The concept of merging can be broadly classified into two categories:
1. Database Merging: This type of merging occurs when data from multiple databases or data sources needs to be combined to provide a comprehensive view. For instance, in a retail business, data from sales records, customer information, and inventory management systems can be merged to obtain a holistic understanding of customer behavior, sales patterns, and product performance.
2. Data Stream Merging: In this scenario, multiple data streams or continuous flows of data are merged to aggregate and analyze real-time information. A typical example is merging data from sensors, IoT devices, and streaming services to monitor and analyze real-time events or system behavior.
The merging process typically involves the following steps:
1. Data Preparation: Before merging can occur, the data from different sources may need to be cleaned, standardized, and formatted consistently. This step ensures that the data is compatible and comparable, reducing errors and inconsistencies.
2. Key Identification and Alignment: The key attributes or fields that uniquely identify each data item must be identified. These keys are used to match the corresponding records from different datasets, ensuring proper alignment.
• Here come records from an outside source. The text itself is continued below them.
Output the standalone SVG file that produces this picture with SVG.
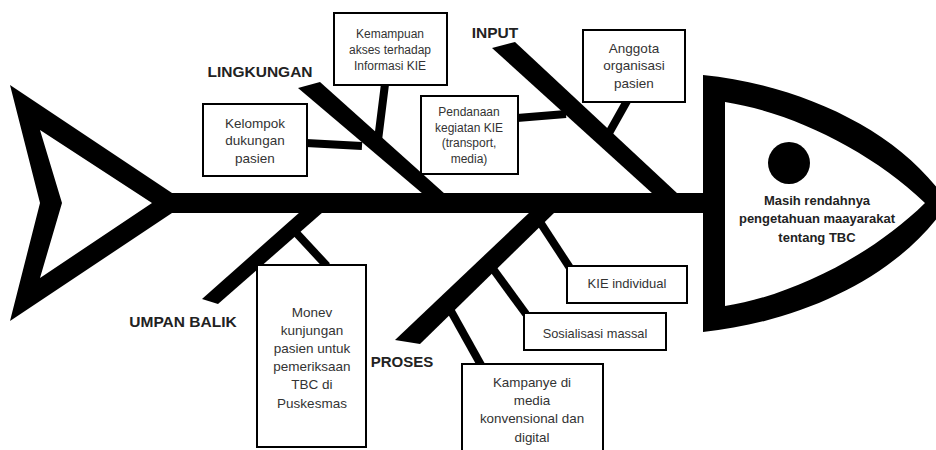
<svg xmlns="http://www.w3.org/2000/svg" width="936" height="450" viewBox="0 0 936 450">
<style>
.box{fill:#fff;stroke:#000;stroke-width:2}
.bt{font-family:"Liberation Sans",Arial,sans-serif;fill:#333;text-anchor:middle}
.lbl{font-family:"Liberation Sans",Arial,sans-serif;font-weight:bold;fill:#222;text-anchor:middle}
.sub{stroke:#000;stroke-width:8;fill:none}
.blk{fill:#000}
</style>
<rect width="936" height="450" fill="#fff"/>
<g id="tail">
<path class="blk" fill-rule="evenodd" d="M10,85 L172,193 L172,213 L10,321 L40,203 Z M40,130 L62,203 L40,278 L152,203 Z"/>
</g>
<g id="connectors">
<rect class="blk" x="165" y="193" width="545" height="20"/>
<polygon class="blk" points="298,88 320,82 445,194 423,194"/>
<polygon class="blk" points="492,48 515,42 678,194 653,194"/>
<polygon class="blk" points="202,299 218,304 323,212 300,212"/>
<polygon class="blk" points="395,340 420,344 555,212 530,212"/>
<line class="sub" x1="306" y1="143" x2="362" y2="146"/>
<line class="sub" x1="385" y1="84" x2="378" y2="140"/>
<line class="sub" x1="517" y1="118" x2="566" y2="114"/>
<line class="sub" x1="627" y1="101" x2="609" y2="133"/>
<line class="sub" x1="288" y1="224" x2="327" y2="266"/>
<line class="sub" x1="538" y1="219" x2="570" y2="268"/>
<line class="sub" x1="488" y1="262" x2="526" y2="314"/>
<line class="sub" x1="447" y1="304" x2="481" y2="365"/>
</g>
<g id="head">
<path class="blk" fill-rule="evenodd" d="M703,75 C800,85 900,130 948,203 C900,277 800,322 703,332 Z M725,102 C790,112 870,150 925,203 C870,257 790,296 725,306 Z"/>
<circle class="blk" cx="789" cy="163" r="21"/>
<text class="lbl" font-size="13" x="817" y="205">Masih rendahnya</text>
<text class="lbl" font-size="13" x="817" y="223">pengetahuan maayarakat</text>
<text class="lbl" font-size="13" x="817" y="242">tentang TBC</text>
</g>
<g id="label-lingkungan"><text class="lbl" font-size="15.5" x="260" y="77">LINGKUNGAN</text></g>
<g id="label-input"><text class="lbl" font-size="15.5" x="495" y="38">INPUT</text></g>
<g id="label-umpan-balik"><text class="lbl" font-size="15.5" x="183" y="327">UMPAN BALIK</text></g>
<g id="label-proses"><text class="lbl" font-size="15" x="402" y="367">PROSES</text></g>
<g id="kelompok">
<rect class="box" x="203" y="104" width="104" height="72"/>
<text class="bt" font-size="13.5" x="255" y="128">Kelompok</text>
<text class="bt" font-size="13.5" x="255" y="145">dukungan</text>
<text class="bt" font-size="13.5" x="255" y="163">pasien</text>
</g>
<g id="kemampuan">
<rect class="box" x="334" y="13" width="113" height="72"/>
<text class="bt" font-size="12" x="390" y="38">Kemampuan</text>
<text class="bt" font-size="12" x="390" y="54">akses terhadap</text>
<text class="bt" font-size="12" x="390" y="70">Informasi KIE</text>
</g>
<g id="pendanaan">
<rect class="box" x="421" y="96" width="97" height="78"/>
<text class="bt" font-size="12" x="469" y="116">Pendanaan</text>
<text class="bt" font-size="12" x="469" y="132">kegiatan KIE</text>
<text class="bt" font-size="12" x="469" y="147">(transport,</text>
<text class="bt" font-size="12" x="469" y="163">media)</text>
</g>
<g id="anggota">
<rect class="box" x="583" y="30" width="102" height="72"/>
<text class="bt" font-size="13.5" x="634" y="53">Anggota</text>
<text class="bt" font-size="13.5" x="634" y="70">organisasi</text>
<text class="bt" font-size="13.5" x="634" y="88">pasien</text>
</g>
<g id="monev">
<rect class="box" x="257" y="265" width="109" height="182"/>
<text class="bt" font-size="13.5" x="312" y="317">Monev</text>
<text class="bt" font-size="13.5" x="312" y="335">kunjungan</text>
<text class="bt" font-size="13.5" x="312" y="353">pasien untuk</text>
<text class="bt" font-size="13.5" x="312" y="371">pemeriksaan</text>
<text class="bt" font-size="13.5" x="312" y="389">TBC di</text>
<text class="bt" font-size="13.5" x="312" y="408">Puskesmas</text>
</g>
<g id="kie-individual">
<rect class="box" x="567" y="266" width="120" height="37"/>
<text class="bt" font-size="13" x="627" y="288">KIE individual</text>
</g>
<g id="sosialisasi">
<rect class="box" x="524" y="313" width="142" height="37"/>
<text class="bt" font-size="12.8" x="595" y="338">Sosialisasi massal</text>
</g>
<g id="kampanye">
<rect class="box" x="462" y="364" width="141" height="88"/>
<text class="bt" font-size="13.4" x="532" y="387">Kampanye di</text>
<text class="bt" font-size="13.4" x="532" y="405">media</text>
<text class="bt" font-size="13.4" x="532" y="423">konvensional dan</text>
<text class="bt" font-size="13.4" x="532" y="442">digital</text>
</g>
</svg>
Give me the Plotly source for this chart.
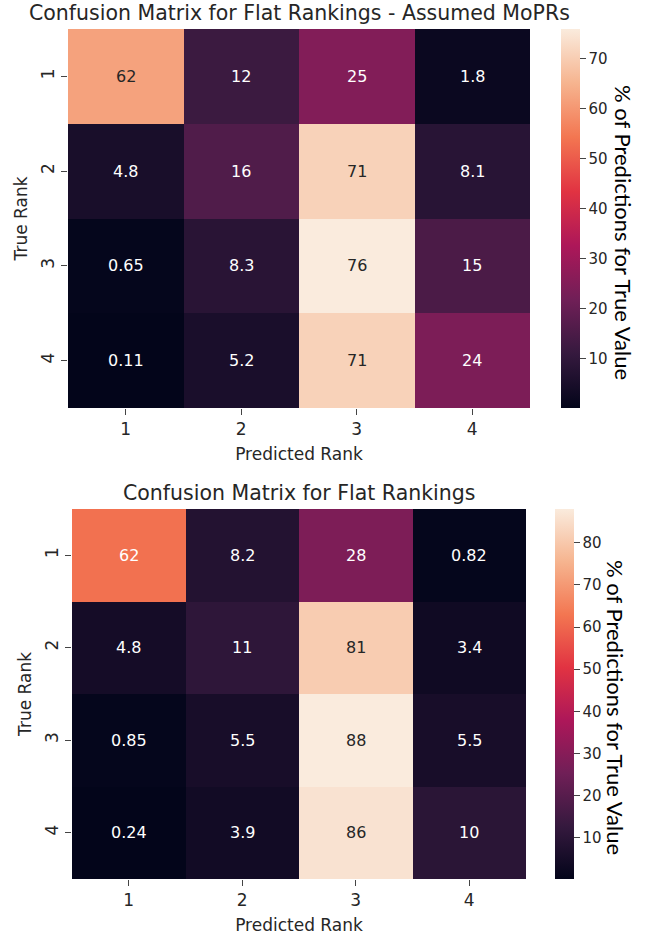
import plotly.graph_objects as go

# Confusion matrices (% of predictions for each true rank)
ranks = [1, 2, 3, 4]
rank_labels = ["1", "2", "3", "4"]
assumed_mopr = [
    [62, 12, 25, 1.8],
    [4.8, 16, 71, 8.1],
    [0.65, 8.3, 76, 15],
    [0.11, 5.2, 71, 24],
]
flat = [
    [62, 8.2, 28, 0.82],
    [4.8, 11, 81, 3.4],
    [0.85, 5.5, 88, 5.5],
    [0.24, 3.9, 86, 10],
]
titles = ["Confusion Matrix for Flat Rankings - Assumed MoPRs",
          "Confusion Matrix for Flat Rankings"]
cbar_title = "% of Predictions for True Value"
cbar_ticks = [[10, 20, 30, 40, 50, 60, 70], [10, 20, 30, 40, 50, 60, 70, 80]]

# seaborn "rocket" colour map, sampled
rocket = [
    (0.0, "#03051a"), (1 / 7, "#35193e"), (2 / 7, "#701f57"),
    (3 / 7, "#ad1759"), (4 / 7, "#e13342"), (5 / 7, "#f37651"),
    (6 / 7, "#f6b48f"), (1.0, "#faebdd"),
]


def hex_rgb(h):
    h = h.lstrip("#")
    return [int(h[i:i + 2], 16) / 255 for i in (0, 2, 4)]


def cmap(t):
    t = min(max(t, 0), 1)
    for (t0, c0), (t1, c1) in zip(rocket[:-1], rocket[1:]):
        if t <= t1:
            f = (t - t0) / (t1 - t0) if t1 > t0 else 0
            a, b = hex_rgb(c0), hex_rgb(c1)
            return [a[i] + f * (b[i] - a[i]) for i in range(3)]
    return hex_rgb(rocket[-1][1])


def luminance(rgb):
    lin = [c / 12.92 if c <= 0.03928 else ((c + 0.055) / 1.055) ** 2.4 for c in rgb]
    return 0.2126 * lin[0] + 0.7152 * lin[1] + 0.0722 * lin[2]


FONT = "DejaVu Sans"
TXT = "#262626"
W, H = 645, 936

# pixel layout of each panel
panels = [
    dict(box=(68, 530, 29, 408), cbx=(561, 580), cbt=(624, 232), title_y=13),
    dict(box=(72, 526, 509, 879), cbx=(555, 574), cbt=(616, 707), title_y=493),
]

fig = go.Figure()
annotations = []
for k, (mat, p) in enumerate(zip([assumed_mopr, flat], panels)):
    x0, x1, y0, y1 = p["box"]
    xa = "x" if k == 0 else "x2"
    ya = "y" if k == 0 else "y2"
    vals = [v for row in mat for v in row]
    zmin, zmax = min(vals), max(vals)
    fig.add_trace(go.Heatmap(
        z=mat, x=ranks, y=ranks, xaxis=xa, yaxis=ya,
        zmin=zmin, zmax=zmax,
        colorscale=[[t, c] for t, c in rocket],
        hoverinfo="skip",
        colorbar=dict(
            x=p["cbx"][0] / W, xanchor="left", xpad=0, ypad=0,
            y=1 - (y0 + y1) / 2 / H, yanchor="middle",
            len=(y1 - y0) / H, lenmode="fraction",
            thickness=p["cbx"][1] - p["cbx"][0], thicknessmode="pixels",
            outlinewidth=0,
            tickvals=cbar_ticks[k], ticks="outside", ticklen=6,
            tickcolor="#444", tickwidth=1,
            tickfont=dict(family=FONT, size=15, color=TXT),
        ),
    ))
    for i, row in enumerate(mat):
        for j, v in enumerate(row):
            rgb = cmap((v - zmin) / (zmax - zmin))
            color = TXT if luminance(rgb) > 0.408 else "#ffffff"
            annotations.append(dict(
                x=ranks[j], y=ranks[i], xref=xa, yref=ya, text=f"{v:.2g}",
                showarrow=False, font=dict(family=FONT, size=16, color=color)))
    # panel title
    annotations.append(dict(
        x=(x0 + x1) / 2 / W, y=1 - p["title_y"] / H, xref="paper", yref="paper",
        text=titles[k], showarrow=False, yanchor="middle",
        font=dict(family=FONT, size=20.5, color=TXT)))
    # colourbar title
    annotations.append(dict(
        x=p["cbt"][0] / W, y=1 - p["cbt"][1] / H, xref="paper", yref="paper",
        text=cbar_title, showarrow=False, textangle=90,
        xanchor="center", yanchor="middle",
        font=dict(family="Lato", size=22, color="#000000")))

    axis_common = dict(
        ticks="outside", ticklen=6, tickcolor="#444", tickwidth=1,
        showgrid=False, zeroline=False, showline=False,
        tickvals=ranks, ticktext=rank_labels,
        tickfont=dict(family=FONT, size=17, color=TXT),
    )
    xname = "xaxis" if k == 0 else "xaxis2"
    yname = "yaxis" if k == 0 else "yaxis2"
    fig.update_layout(**{
        xname: dict(axis_common, domain=[x0 / W, x1 / W], anchor=ya,
                    range=[0.5, 4.5],
                    title=dict(text="Predicted Rank", standoff=9,
                               font=dict(family=FONT, size=17, color=TXT))),
        yname: dict(axis_common, domain=[1 - y1 / H, 1 - y0 / H], anchor=xa,
                    range=[4.5, 0.5], tickangle=-90,
                    title=dict(text="True Rank", standoff=6,
                               font=dict(family=FONT, size=17, color=TXT))),
    })

fig.update_layout(
    width=W, height=H, margin=dict(l=0, r=0, t=0, b=0),
    paper_bgcolor="white", plot_bgcolor="white",
    annotations=annotations, showlegend=False,
)

fig.write_html("out.html")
3. Conflict Resolution: In cases where multiple datasets have conflicting information for the same key, a conflict resolution strategy must be defined. This strategy may involve selecting the most recent data, applying specific rules or formulas, or manually resolving the conflicts.
4. Data Integration: Once conflicts are resolved, the data is integrated by combining the corresponding fields and creating a merged dataset.
The result of merging is a single, comprehensive dataset that encompasses all the relevant information from the original sources. This merged data can then be analyzed, manipulated, or utilized for various purposes such as reporting, decision-making, and data visualization.
Merging is a fundamental technique used in data management, data integration, and ETL (extract, transform, load) processes, enabling the consolidation and analysis of data from diverse sources to gain valuable insights and improve decision-making.